Jan Henderikse Dutch, b. 1937

Overview

Jan Henderikse (b. 1937 Delft, The Netherlands), together with Henk Peeters, Armando and his great friend Jan Schoonhoven founded NUL in 1960, the Dutch ‘branch’ of the international ZERO movement.

 

In 1960 Jan Henderikse signed the Oberkasseler Brücke in his new hometown of Düsseldorf. This act marks an artistic departure in his life. He had left the Netherlands and his native city of Delft the previous year. He had also left painting permanently behind him. Interesting developments were afoot in Düsseldorf. ZERO was founded there by Heinz Mack and Otto Piene and Uecker joins them.

 

ZERO in Germany, NUL in the Netherlands, AZIMUTH in Italy and NOUVEAU RÉALISME in France: movements with parallel ways of thinking and objectives and with friendly connections. What they have in common is the rejection of the art of painting and of colour in general. It has to be monochrome and preferably white. Further important characteristics are seriality (mass-production-style manufacture of works of art) and repetition (repeating the same pattern).

 

For Henderikse art is not so much an object but rather an idea. He starts with objects that already exist and that were not produced as art.
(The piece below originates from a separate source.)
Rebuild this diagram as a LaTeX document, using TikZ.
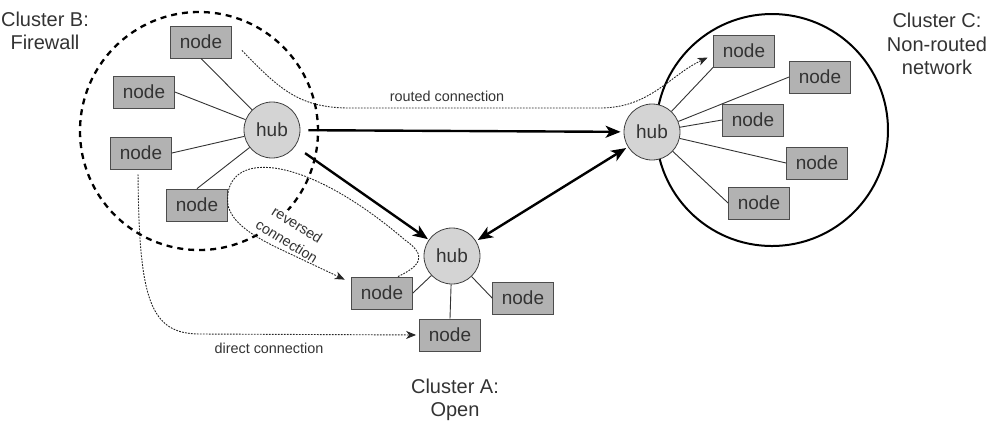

Corks, license plates, coins, odds and ends: Henderikse assembles them into reliefs. He is the ‘ready-mades’ man. Creating art by not making it yourself is actually his ultimate challenge. After all, for Jan Henderikse art is more an idea rather than an object.

 

Henderikse lives in Curacao, Antwerp and New York City. He was a principle participant in the important 2015 Guggenheim exhibition, “ZERO: Countdown to Tomorrow, 1950s-60s”.